The COVID-19 pandemic has interrupted all of our social lives to an extent, limiting our face-to-face interaction. But a local church continues to support people in recovery stay connected through their Hope Home.

George Clover is a guy who has experienced a lot in life. He has a heart for those around him. A hard worker, he is a former business owner and security guard.

But what you might not know from looking at him is he's also two-and-a-half months in recovery for drug and alcohol addiction.

"When we're in active addiction, we're not living life with any purpose. We're trying to escape reality and try to escape purpose," said Clover.

He lives with seven other men in a Hope Home offered by Two Rivers Church in Johnson City. Weekly, he gets out on the farm to do some work.

"To serve others is the best way to get out of our own stuff and not dwell our focus, maybe necessarily, on the issues of life that are painful for ourselves," he said.

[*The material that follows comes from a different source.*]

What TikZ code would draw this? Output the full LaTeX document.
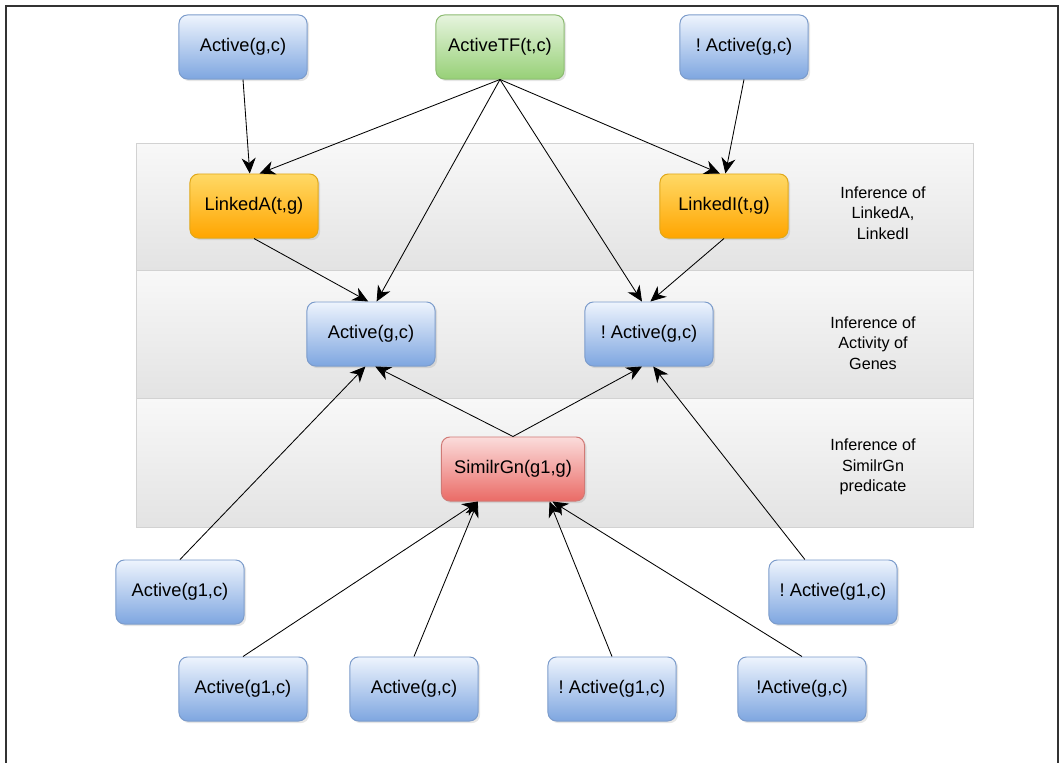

The community he has at the Hope Home has made recovery during the pandemic more bearable, especially getting outside. 

"Part of the community service work that we do is to work on the farm. And with that, we get the opportunity to be outdoors a lot," said Clover.

Clover has dealt with heartbreak throughout his life. He said the drug use started in high school, when he was fighting for his parents attention.

"I started using cocaine. Late high school it was introduced to me. It became my particular drug of choice," he said.

Later in life, he experienced heartbreak with a broken marriage and loss of his infant son. 

"That had a profound effect, in terms of the loss and the pain of that," he said.

Clover credits his life change to his faith. It's rare to see him without his Bible. The Hope Home program lasts nine months and helps people like George face their past, while pursuing a future with purpose.